When asked to speculate on the effect of “austerity measures” proposed by the US president for the US economy, the commentator couldn’t fathom it. What might actually happen if the Fed pulled back on QE and Congress actually proposed to get spending in line?

Shiver me timbers. All economic activity is derived from government spending or monetary easing. To think of the economy in any other terms has become politically “irresponsible”… even “kookie”… these days. One can’t even imagine it.

The analogy between foreign policy and monetary policy would be a hoot, if the societal trend weren’t so ominous.

“Guantanamo has been a factor in what it is not unreasonable to call the totalitarianization of American political culture,” Pfaff asserts in his piece, “taking place through the effective prohibition (or demonization) of certain political stances, or of the advocacy of certain political positions, deemed ‘unpatriotic’ and therefore unacceptable in the political discourse of the nation – including, in some cases, in congressional discourse and debate.”

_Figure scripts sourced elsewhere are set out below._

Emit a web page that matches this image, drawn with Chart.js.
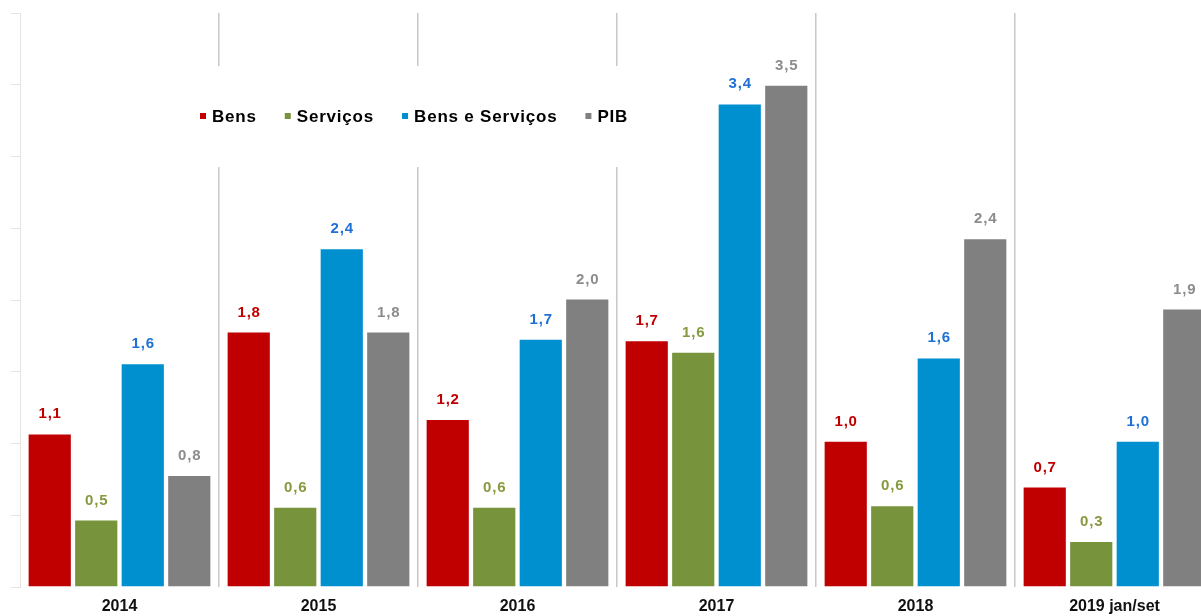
<!DOCTYPE html>
<html>
<head>
<meta charset="utf-8">
<script src="https://cdn.jsdelivr.net/npm/chart.js@4.4.1/dist/chart.umd.min.js"></script>
<style>
html,body{margin:0;padding:0;overflow:hidden;background:#fff;width:1201px;height:616px}
#wrap{position:absolute;left:0;top:0;width:1215px;height:616px}
</style>
</head>
<body>
<div id="wrap"><canvas id="c" width="1215" height="616"></canvas></div>
<script>
// ---- data ----
const categories = ['2014', '2015', '2016', '2017', '2018', '2019 jan/set'];
const seriesNames = ['Bens', 'Serviços', 'Bens e Serviços', 'PIB'];
const bens        = [1.07, 1.78, 1.17, 1.72, 1.02, 0.70];
const servicos    = [0.47, 0.56, 0.56, 1.64, 0.57, 0.32];
const bensServ    = [1.56, 2.36, 1.73, 3.37, 1.60, 1.02];
const pib         = [0.78, 1.78, 2.01, 3.50, 2.43, 1.94];
const yMin = 0, yMax = 4, yStep = 0.5;

// ---- styles ----
const FONT = '"Liberation Sans", Arial, sans-serif';
const barColors   = ['#c00000', '#77933c', '#0090d0', '#808080'];
const labelColors = ['#c00000', '#86993f', '#1f70d4', '#8c8c8c'];

function fmt(v){ return (Math.round(v * 10) / 10).toFixed(1).replace('.', ','); }

const valueLabels = {
  id: 'valueLabels',
  afterDatasetsDraw(chart){
    const ctx = chart.ctx;
    ctx.save();
    ctx.font = 'bold 15px ' + FONT;
    try { ctx.letterSpacing = '0.8px'; } catch(e) {}
    ctx.textAlign = 'center';
    ctx.textBaseline = 'alphabetic';
    chart.data.datasets.forEach((ds, i) => {
      const meta = chart.getDatasetMeta(i);
      meta.data.forEach((bar, j) => {
        ctx.fillStyle = labelColors[i];
        ctx.fillText(fmt(ds.data[j]), bar.x + 0.4, bar.y - 15);
      });
    });
    ctx.restore();
  }
};

const innerLegend = {
  id: 'innerLegend',
  beforeDatasetsDraw(chart){
    const ctx = chart.ctx;
    ctx.save();
    ctx.fillStyle = '#ffffff';
    ctx.fillRect(188, 66, 460, 101);
    ctx.restore();
  },
  afterDraw(chart){
    const ctx = chart.ctx;
    ctx.save();
    ctx.font = 'bold 17px ' + FONT;
    try { ctx.letterSpacing = '0.8px'; } catch(e) {}
    ctx.textBaseline = 'middle';
    ctx.textAlign = 'left';
    let x = 200;
    const y = 116;
    chart.data.datasets.forEach((ds, i) => {
      ctx.fillStyle = barColors[i];
      ctx.fillRect(x, y - 3, 6, 6);
      ctx.fillStyle = '#000';
      ctx.fillText(ds.label, x + 12, y + 1);
      x += 12 + ctx.measureText(ds.label).width + 28;
    });
    ctx.restore();
  }
};

const seriesData = [bens, servicos, bensServ, pib];

new Chart(document.getElementById('c'), {
  type: 'bar',
  data: {
    labels: categories,
    datasets: seriesNames.map((name, i) => ({
      label: name,
      data: seriesData[i],
      backgroundColor: barColors[i],
      borderColor: 'rgba(255,255,255,0.35)',
      borderWidth: 1,
      categoryPercentage: 0.935,
      barPercentage: 0.95
    }))
  },
  options: {
    responsive: false,
    animation: false,
    events: [],
    layout: { padding: { left: 0, top: 13, right: 1, bottom: 0 } },
    plugins: { legend: { display: false }, tooltip: { enabled: false } },
    scales: {
      x: {
        grid: {
          offset: true,
          drawTicks: false,
          color: (c) => c.index === 0 ? 'rgba(0,0,0,0)' : '#c8c8c8',
          lineWidth: 1.5
        },
        border: { display: false },
        ticks: { padding: 10, color: '#111', font: { family: FONT, size: 16, weight: 'bold' } },
        afterFit(s){ s.height = 29; }
      },
      y: {
        min: yMin, max: yMax,
        ticks: { display: false, stepSize: yStep },
        grid: { drawOnChartArea: false, drawTicks: true, tickLength: 9, color: '#e4e4e4' },
        border: { display: true, color: '#e4e4e4' },
        afterFit(s){ s.width = 20; }
      }
    }
  },
  plugins: [valueLabels, innerLegend]
});
</script>
</body>
</html>
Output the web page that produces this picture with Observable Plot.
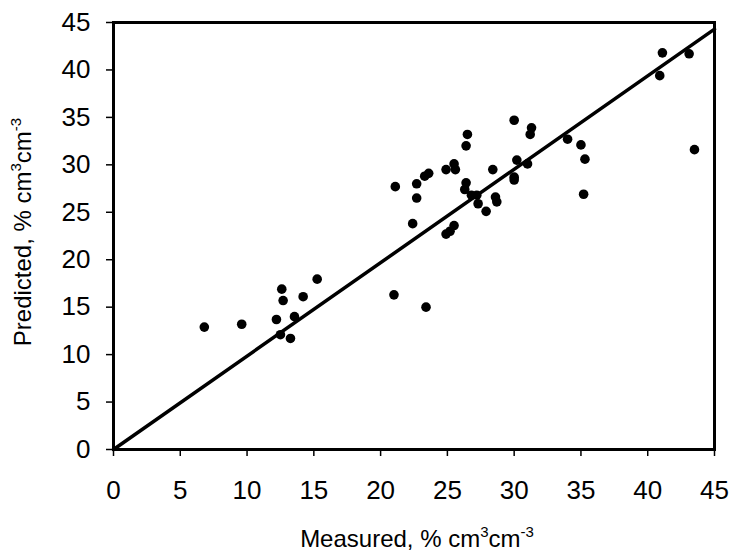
<!DOCTYPE html>
<html>
<head>
<meta charset="utf-8">
<script src="https://cdn.jsdelivr.net/npm/d3@7"></script>
<script src="https://cdn.jsdelivr.net/npm/@observablehq/plot@0.6"></script>
<style>
  html, body { margin: 0; padding: 0; background: white; }
</style>
</head>
<body>
<div id="chart"></div>
<script>
const measured = [6.8, 9.6, 12.2, 12.5, 12.6, 12.7, 13.25, 13.55, 14.2, 15.25,
  21.0, 21.1, 22.4, 22.7, 22.7, 23.3, 23.6, 23.4, 24.9, 25.2,
  25.5, 24.9, 25.5, 25.6, 26.3, 26.4, 26.4, 26.5, 26.8, 27.2,
  27.3, 27.9, 28.4, 28.6, 28.7, 30.0, 30.0, 30.0, 30.2, 31.0,
  31.2, 31.3, 34.0, 35.0, 35.3, 35.2, 40.9, 41.1, 43.1, 43.5];
const predicted = [12.9, 13.2, 13.7, 12.1, 16.9, 15.7, 11.7, 14.0, 16.1, 17.95,
  16.3, 27.7, 23.8, 26.5, 28.0, 28.8, 29.1, 15.0, 22.7, 23.0,
  23.6, 29.5, 30.1, 29.5, 27.4, 28.1, 32.0, 33.2, 26.8, 26.8,
  25.9, 25.1, 29.5, 26.6, 26.1, 34.7, 28.7, 28.4, 30.5, 30.1,
  33.2, 33.9, 32.7, 32.1, 30.6, 26.9, 39.4, 41.8, 41.7, 31.6];
const lineX = [0, 45];
const lineY = [0, 44.3];
const ticks = [0, 5, 10, 15, 20, 25, 30, 35, 40, 45];
const xLabel = ["Measured, % cm", "3", "cm", "-3"];
const yLabel = ["Predicted, % cm", "3", "cm", "-3"];

const points = measured.map((m, i) => ({m, p: predicted[i]}));
const fit = lineX.map((x, i) => ({x, y: lineY[i]}));

const plot = Plot.plot({
  width: 733,
  height: 554,
  marginLeft: 113,
  marginRight: 19,
  marginTop: 22,
  marginBottom: 105,
  style: {fontFamily: "'Liberation Sans', Arial, sans-serif", color: "black", background: "white"},
  x: {domain: [0, 45]},
  y: {domain: [0, 45]},
  marks: [
    Plot.axisX({ticks, tickSize: 7, tickPadding: 24, fontSize: 26, label: null, strokeWidth: 1.5}),
    Plot.axisY({ticks, tickSize: 7, tickPadding: 16, fontSize: 26, label: null, strokeWidth: 1.5}),
    Plot.frame({stroke: "black", strokeWidth: 3}),
    Plot.line(fit, {x: "x", y: "y", stroke: "black", strokeWidth: 3.5}),
    Plot.dot(points, {x: "m", y: "p", r: 4.8, fill: "black", stroke: "none"})
  ]
});

const svg = d3.select(plot);
function addLabel(parts, x, y, rotate) {
  const t = svg.append("text")
    .attr("transform", `translate(${x},${y}) rotate(${rotate})`)
    .attr("text-anchor", "middle")
    .attr("font-family", "'Liberation Sans', Arial, sans-serif")
    .attr("font-size", 24)
    .attr("fill", "black");
  t.append("tspan").text(parts[0]);
  t.append("tspan").attr("dy", -10).attr("font-size", 15).text(parts[1]);
  t.append("tspan").attr("dy", 10).text(parts[2]);
  t.append("tspan").attr("dy", -10).attr("font-size", 15).text(parts[3]);
}
addLabel(xLabel, 417, 547, 0);
addLabel(yLabel, 31, 232, -90);

document.getElementById("chart").appendChild(plot);
</script>
</body>
</html>
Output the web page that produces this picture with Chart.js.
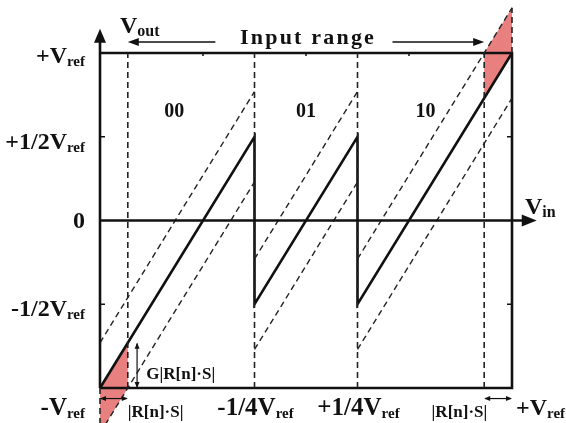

As much as it is heretical to disagree with foreign policy made behind closed doors by unelected officials, so is it equally impolite to question the wisdom of monetary policy made behind closed doors by another group of men in Washington.

We presume the press conferences now scheduled by the Federal Reserve, the first of which we’ll be witnessing this afternoon, are designed to open the closed doors.

But still we have our suspicions.

“What are the odds?” for example, we couldn’t help but thinking as we put pen to paper this morning “that on the eve of Ben Bernanke’s first regularly scheduled press conference the stock market has reached multiyear highs?”

The Dow and the S&P are now at levels last seen in June 2008. The Nasdaq, on a tear, hasn’t seen territory like this since January 2001.

Bernanke couldn’t ask for anything better. Why, we can just imagine the setting for this press conference.

Ben Bernanke - Mission Accomplished
“Yeah, baby, the wealth effect!”: Shock and awe econostyle.

“Stock prices rose and long-term interest rates fell,” Bernanke wrote in his Op-Ed in  the day after the Federal Reserve formally launched “QE2” last November, “when investors began to anticipate” a new round of easy money. Mission accomplished.